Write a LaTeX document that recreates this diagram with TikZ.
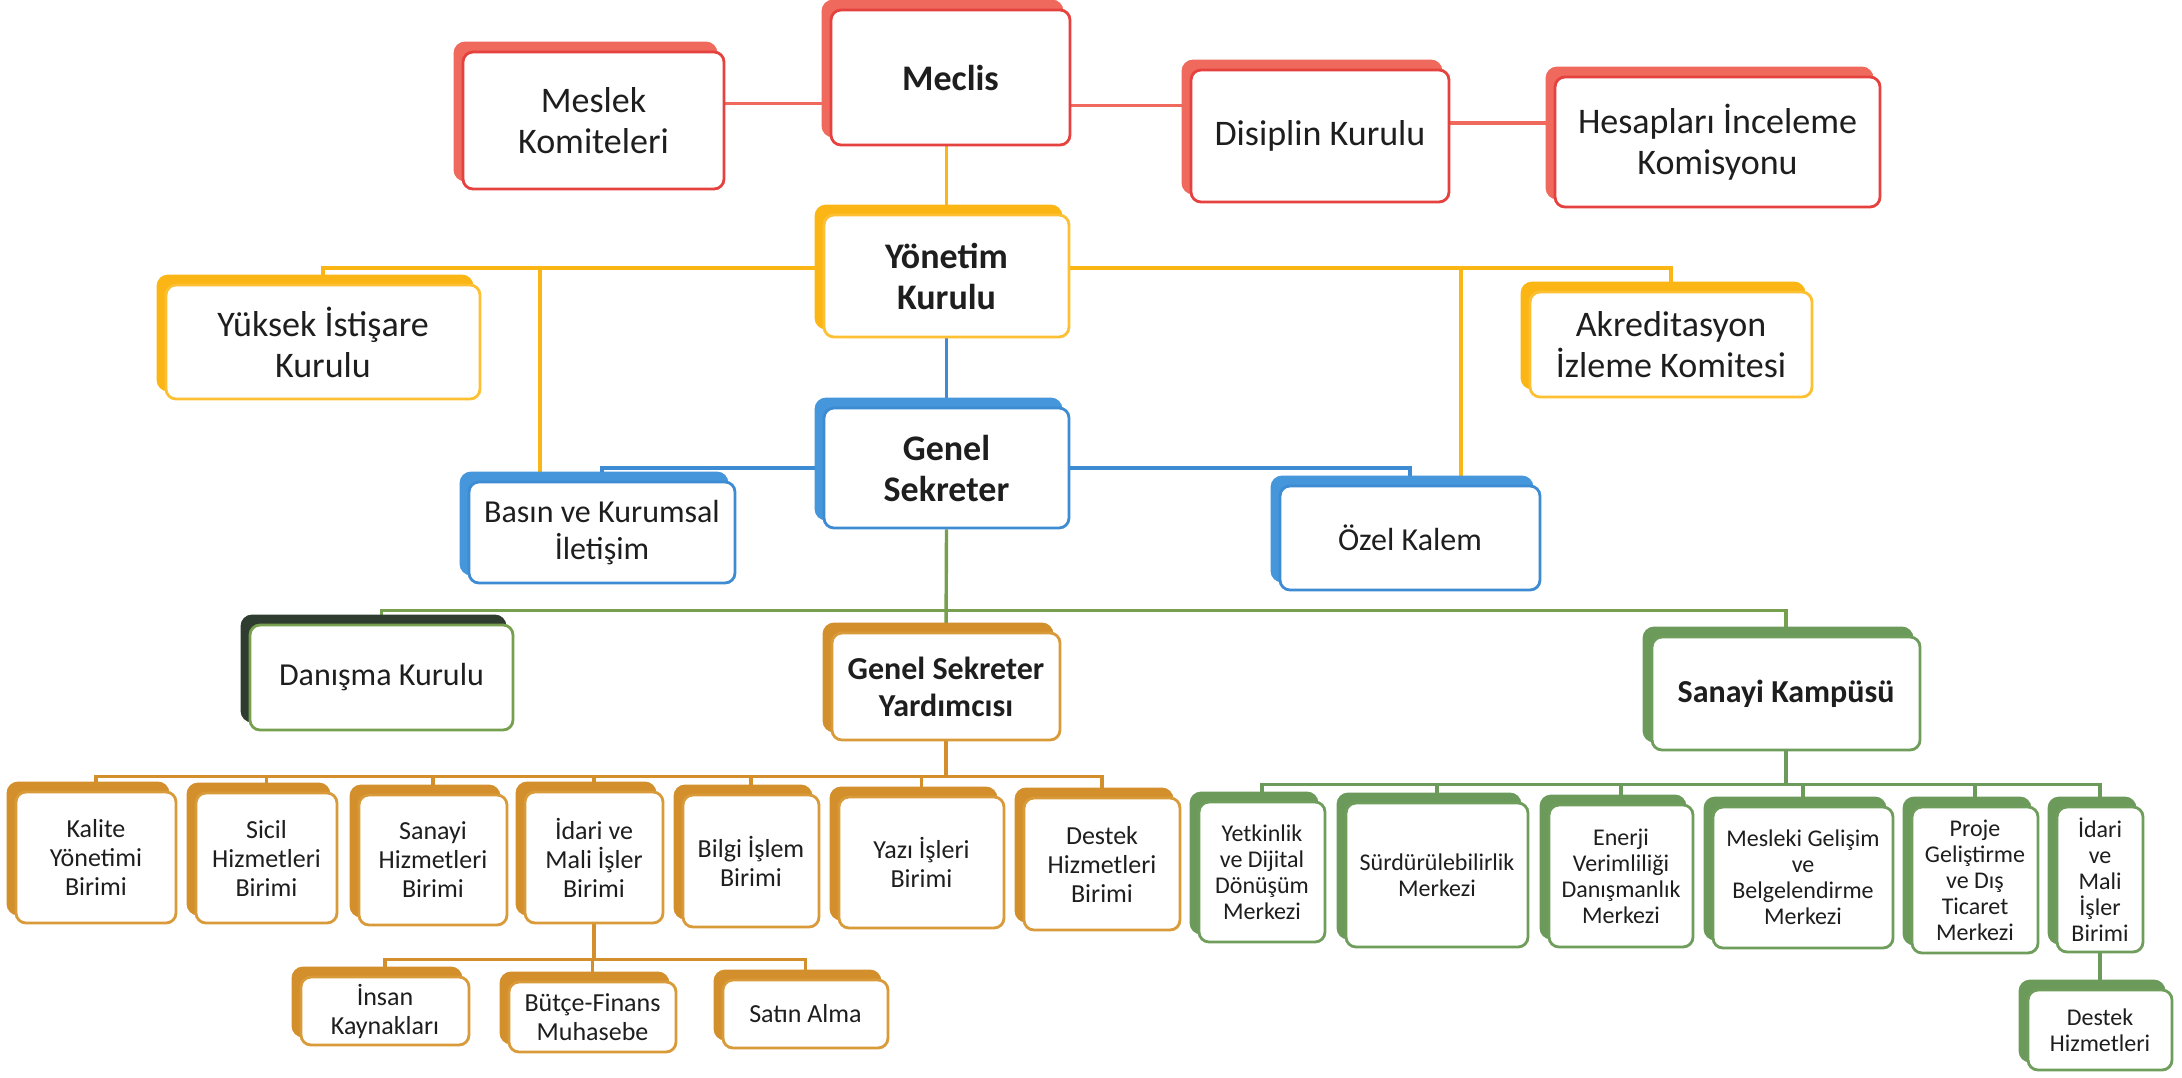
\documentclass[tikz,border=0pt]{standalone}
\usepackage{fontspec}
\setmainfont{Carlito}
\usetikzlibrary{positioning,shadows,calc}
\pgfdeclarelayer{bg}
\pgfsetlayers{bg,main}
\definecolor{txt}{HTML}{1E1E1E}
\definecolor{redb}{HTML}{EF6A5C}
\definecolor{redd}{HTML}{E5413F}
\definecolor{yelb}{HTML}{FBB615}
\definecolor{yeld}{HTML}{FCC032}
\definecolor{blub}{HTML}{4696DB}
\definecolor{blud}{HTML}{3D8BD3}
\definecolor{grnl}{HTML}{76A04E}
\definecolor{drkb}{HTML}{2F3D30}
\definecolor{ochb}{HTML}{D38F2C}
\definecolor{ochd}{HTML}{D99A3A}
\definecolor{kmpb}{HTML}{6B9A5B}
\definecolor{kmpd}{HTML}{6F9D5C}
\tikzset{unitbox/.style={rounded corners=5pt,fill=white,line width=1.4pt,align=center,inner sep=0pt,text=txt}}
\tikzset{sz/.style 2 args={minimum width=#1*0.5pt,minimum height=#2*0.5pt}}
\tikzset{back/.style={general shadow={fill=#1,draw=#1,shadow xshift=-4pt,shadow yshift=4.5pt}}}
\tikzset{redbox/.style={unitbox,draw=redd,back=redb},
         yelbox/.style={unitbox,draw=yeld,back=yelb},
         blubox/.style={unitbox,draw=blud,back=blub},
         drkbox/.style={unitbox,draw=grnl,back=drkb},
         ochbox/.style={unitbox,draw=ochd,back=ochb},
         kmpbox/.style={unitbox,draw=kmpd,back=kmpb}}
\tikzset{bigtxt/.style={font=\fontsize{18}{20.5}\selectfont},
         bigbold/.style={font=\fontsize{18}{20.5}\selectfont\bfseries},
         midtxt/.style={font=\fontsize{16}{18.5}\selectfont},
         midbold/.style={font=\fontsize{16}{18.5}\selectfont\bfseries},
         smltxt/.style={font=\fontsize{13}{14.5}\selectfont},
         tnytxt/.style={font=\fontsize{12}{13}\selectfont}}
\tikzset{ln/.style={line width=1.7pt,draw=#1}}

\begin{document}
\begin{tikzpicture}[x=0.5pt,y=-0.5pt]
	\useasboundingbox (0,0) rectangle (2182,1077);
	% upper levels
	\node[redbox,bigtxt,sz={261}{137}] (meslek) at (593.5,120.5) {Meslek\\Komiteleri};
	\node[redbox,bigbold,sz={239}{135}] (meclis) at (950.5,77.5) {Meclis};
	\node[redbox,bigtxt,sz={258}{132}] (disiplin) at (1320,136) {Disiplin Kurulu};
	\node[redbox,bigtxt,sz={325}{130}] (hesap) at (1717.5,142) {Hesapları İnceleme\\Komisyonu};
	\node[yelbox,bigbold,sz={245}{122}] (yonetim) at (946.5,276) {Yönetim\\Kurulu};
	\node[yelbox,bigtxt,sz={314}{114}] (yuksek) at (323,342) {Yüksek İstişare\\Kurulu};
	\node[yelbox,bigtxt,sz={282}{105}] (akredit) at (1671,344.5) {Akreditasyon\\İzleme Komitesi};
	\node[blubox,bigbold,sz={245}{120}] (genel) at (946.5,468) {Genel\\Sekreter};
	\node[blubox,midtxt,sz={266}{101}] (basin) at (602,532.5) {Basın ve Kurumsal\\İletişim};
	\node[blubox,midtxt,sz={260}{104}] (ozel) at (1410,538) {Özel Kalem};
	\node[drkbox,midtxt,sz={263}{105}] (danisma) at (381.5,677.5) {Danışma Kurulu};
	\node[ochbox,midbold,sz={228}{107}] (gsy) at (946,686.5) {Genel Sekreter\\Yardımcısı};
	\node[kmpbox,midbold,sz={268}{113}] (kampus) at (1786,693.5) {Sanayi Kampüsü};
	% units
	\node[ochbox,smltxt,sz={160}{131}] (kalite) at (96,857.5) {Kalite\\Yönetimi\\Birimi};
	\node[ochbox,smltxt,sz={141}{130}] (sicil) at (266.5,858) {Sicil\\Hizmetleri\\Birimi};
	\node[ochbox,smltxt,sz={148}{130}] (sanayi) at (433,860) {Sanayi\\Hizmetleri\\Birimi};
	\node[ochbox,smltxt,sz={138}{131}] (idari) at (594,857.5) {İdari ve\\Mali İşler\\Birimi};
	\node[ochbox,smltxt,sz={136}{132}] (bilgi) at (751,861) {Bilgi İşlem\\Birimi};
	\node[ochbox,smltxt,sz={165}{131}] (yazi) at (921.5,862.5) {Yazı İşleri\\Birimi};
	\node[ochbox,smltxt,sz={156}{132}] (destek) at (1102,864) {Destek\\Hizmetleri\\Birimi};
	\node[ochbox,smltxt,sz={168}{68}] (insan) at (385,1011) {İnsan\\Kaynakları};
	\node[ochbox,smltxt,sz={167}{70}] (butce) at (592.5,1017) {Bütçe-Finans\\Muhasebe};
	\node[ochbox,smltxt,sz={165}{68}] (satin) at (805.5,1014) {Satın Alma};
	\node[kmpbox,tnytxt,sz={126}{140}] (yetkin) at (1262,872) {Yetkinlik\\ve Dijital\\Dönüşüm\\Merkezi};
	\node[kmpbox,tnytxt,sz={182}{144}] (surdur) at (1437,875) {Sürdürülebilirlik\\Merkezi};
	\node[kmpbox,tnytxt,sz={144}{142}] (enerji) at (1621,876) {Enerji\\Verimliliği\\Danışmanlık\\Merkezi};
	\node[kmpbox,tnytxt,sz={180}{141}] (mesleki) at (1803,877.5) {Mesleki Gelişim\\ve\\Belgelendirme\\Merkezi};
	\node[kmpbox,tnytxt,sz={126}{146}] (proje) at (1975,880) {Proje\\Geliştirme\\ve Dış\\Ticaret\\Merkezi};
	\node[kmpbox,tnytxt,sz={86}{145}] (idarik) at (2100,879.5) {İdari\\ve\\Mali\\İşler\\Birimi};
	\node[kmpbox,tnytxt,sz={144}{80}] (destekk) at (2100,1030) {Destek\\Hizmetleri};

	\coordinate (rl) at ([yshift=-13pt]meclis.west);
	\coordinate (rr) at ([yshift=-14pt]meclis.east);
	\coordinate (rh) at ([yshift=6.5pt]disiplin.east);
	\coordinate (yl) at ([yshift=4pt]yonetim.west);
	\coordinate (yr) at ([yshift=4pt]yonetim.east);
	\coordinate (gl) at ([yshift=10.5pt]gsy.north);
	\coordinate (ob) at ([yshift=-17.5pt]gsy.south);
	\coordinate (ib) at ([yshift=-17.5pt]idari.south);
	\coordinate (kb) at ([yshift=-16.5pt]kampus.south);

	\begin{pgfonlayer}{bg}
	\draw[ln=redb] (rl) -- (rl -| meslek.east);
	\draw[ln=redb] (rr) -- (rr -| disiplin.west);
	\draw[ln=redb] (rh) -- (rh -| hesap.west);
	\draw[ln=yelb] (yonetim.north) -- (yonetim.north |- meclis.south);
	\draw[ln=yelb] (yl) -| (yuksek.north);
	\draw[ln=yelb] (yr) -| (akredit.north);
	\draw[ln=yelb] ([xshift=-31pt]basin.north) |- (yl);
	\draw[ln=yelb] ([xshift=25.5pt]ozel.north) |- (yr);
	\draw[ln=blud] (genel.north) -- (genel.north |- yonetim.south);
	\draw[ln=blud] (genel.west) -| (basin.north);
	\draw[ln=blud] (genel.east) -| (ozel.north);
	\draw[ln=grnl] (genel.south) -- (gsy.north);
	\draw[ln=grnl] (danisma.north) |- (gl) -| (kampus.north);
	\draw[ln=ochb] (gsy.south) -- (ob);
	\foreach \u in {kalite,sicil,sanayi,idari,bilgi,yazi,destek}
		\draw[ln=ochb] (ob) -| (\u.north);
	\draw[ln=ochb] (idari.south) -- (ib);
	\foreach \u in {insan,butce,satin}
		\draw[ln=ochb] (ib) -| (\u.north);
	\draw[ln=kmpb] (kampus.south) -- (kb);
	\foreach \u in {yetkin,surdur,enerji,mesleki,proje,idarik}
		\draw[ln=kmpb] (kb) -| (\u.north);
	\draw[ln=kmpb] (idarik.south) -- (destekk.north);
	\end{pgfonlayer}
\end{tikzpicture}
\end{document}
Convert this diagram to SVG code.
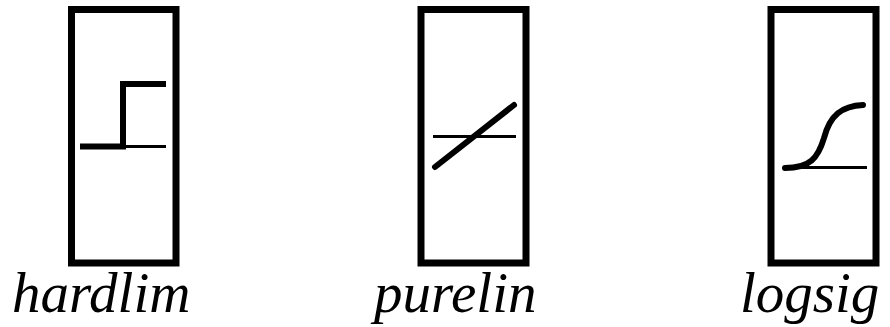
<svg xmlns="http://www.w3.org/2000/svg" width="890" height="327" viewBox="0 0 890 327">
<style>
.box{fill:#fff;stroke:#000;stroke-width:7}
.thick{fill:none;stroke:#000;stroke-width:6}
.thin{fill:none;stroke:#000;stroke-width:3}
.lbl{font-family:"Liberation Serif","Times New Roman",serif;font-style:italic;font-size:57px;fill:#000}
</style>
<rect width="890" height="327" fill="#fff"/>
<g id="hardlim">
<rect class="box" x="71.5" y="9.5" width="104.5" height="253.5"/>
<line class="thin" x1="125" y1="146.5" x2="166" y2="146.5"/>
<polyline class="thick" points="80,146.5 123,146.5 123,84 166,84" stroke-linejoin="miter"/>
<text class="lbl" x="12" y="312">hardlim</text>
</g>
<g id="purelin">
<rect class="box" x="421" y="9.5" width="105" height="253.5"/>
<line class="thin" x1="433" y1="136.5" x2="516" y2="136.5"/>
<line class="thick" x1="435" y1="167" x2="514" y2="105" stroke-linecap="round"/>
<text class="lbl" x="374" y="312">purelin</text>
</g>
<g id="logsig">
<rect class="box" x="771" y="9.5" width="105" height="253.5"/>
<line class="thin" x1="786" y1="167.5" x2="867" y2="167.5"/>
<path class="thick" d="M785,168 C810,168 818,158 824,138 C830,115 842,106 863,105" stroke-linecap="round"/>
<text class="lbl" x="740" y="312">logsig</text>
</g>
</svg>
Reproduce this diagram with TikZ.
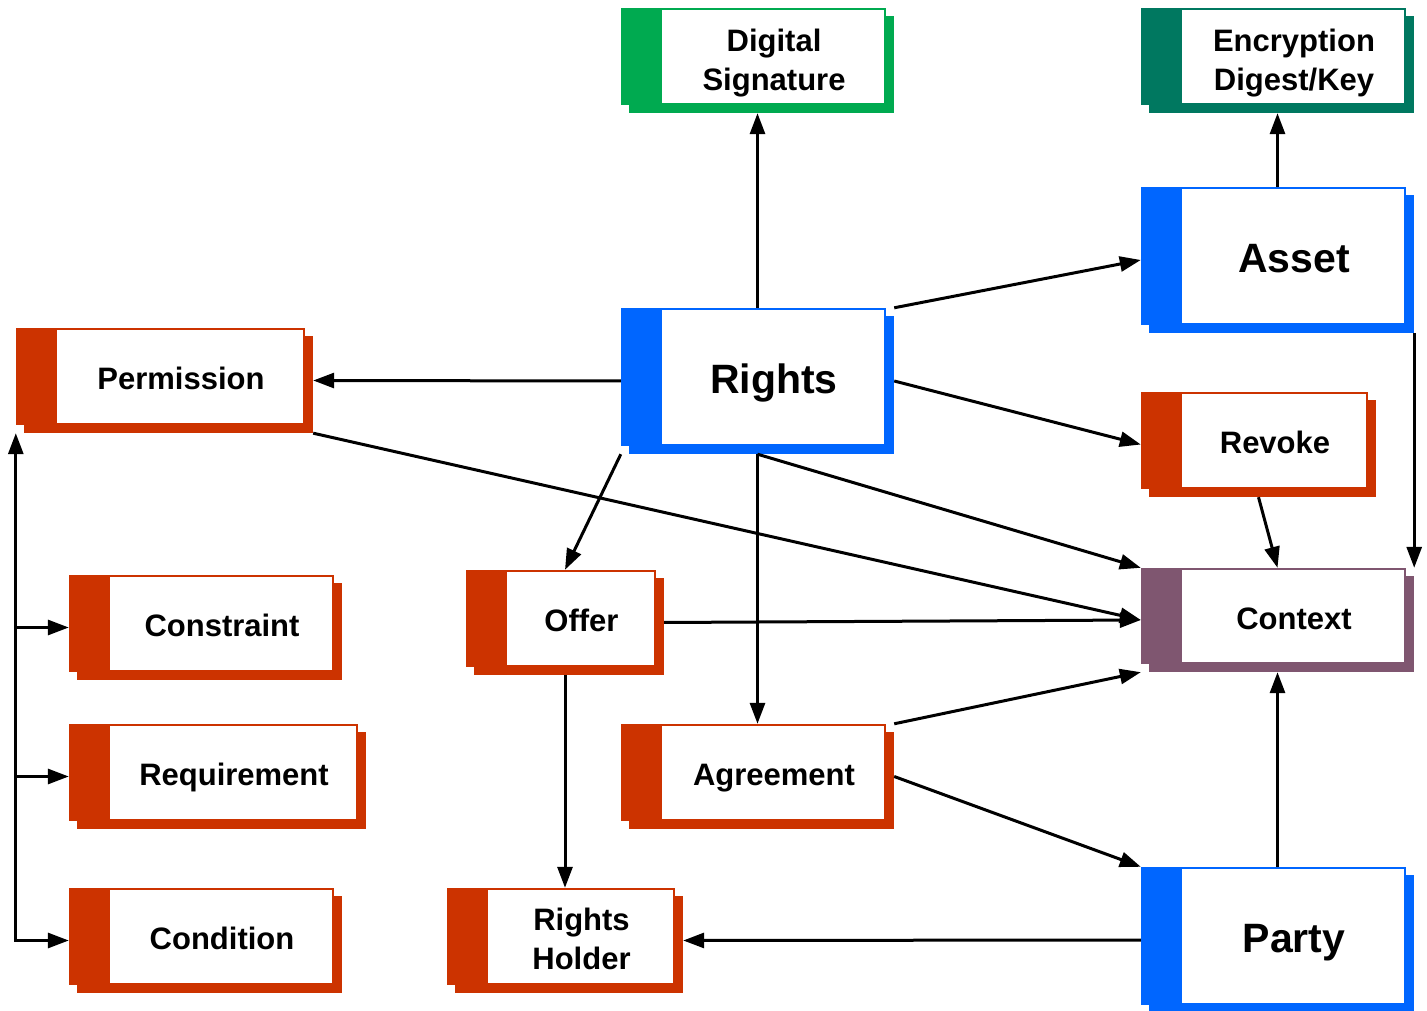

Work to be completed. Retype the records above exactly, starting at the line that contains "Convert this diagram to SVG code." and going through the last line, and leave out any pictures.

Finished answer.
Convert this diagram to SVG code.
<svg xmlns="http://www.w3.org/2000/svg" width="890" height="327" viewBox="0 0 890 327">
<style>
.box{fill:#fff;stroke:#000;stroke-width:7}
.thick{fill:none;stroke:#000;stroke-width:6}
.thin{fill:none;stroke:#000;stroke-width:3}
.lbl{font-family:"Liberation Serif","Times New Roman",serif;font-style:italic;font-size:57px;fill:#000}
</style>
<rect width="890" height="327" fill="#fff"/>
<g id="hardlim">
<rect class="box" x="71.5" y="9.5" width="104.5" height="253.5"/>
<line class="thin" x1="125" y1="146.5" x2="166" y2="146.5"/>
<polyline class="thick" points="80,146.5 123,146.5 123,84 166,84" stroke-linejoin="miter"/>
<text class="lbl" x="12" y="312">hardlim</text>
</g>
<g id="purelin">
<rect class="box" x="421" y="9.5" width="105" height="253.5"/>
<line class="thin" x1="433" y1="136.5" x2="516" y2="136.5"/>
<line class="thick" x1="435" y1="167" x2="514" y2="105" stroke-linecap="round"/>
<text class="lbl" x="374" y="312">purelin</text>
</g>
<g id="logsig">
<rect class="box" x="771" y="9.5" width="105" height="253.5"/>
<line class="thin" x1="786" y1="167.5" x2="867" y2="167.5"/>
<path class="thick" d="M785,168 C810,168 818,158 824,138 C830,115 842,106 863,105" stroke-linecap="round"/>
<text class="lbl" x="740" y="312">logsig</text>
</g>
</svg>
Reproduce this diagram with TikZ.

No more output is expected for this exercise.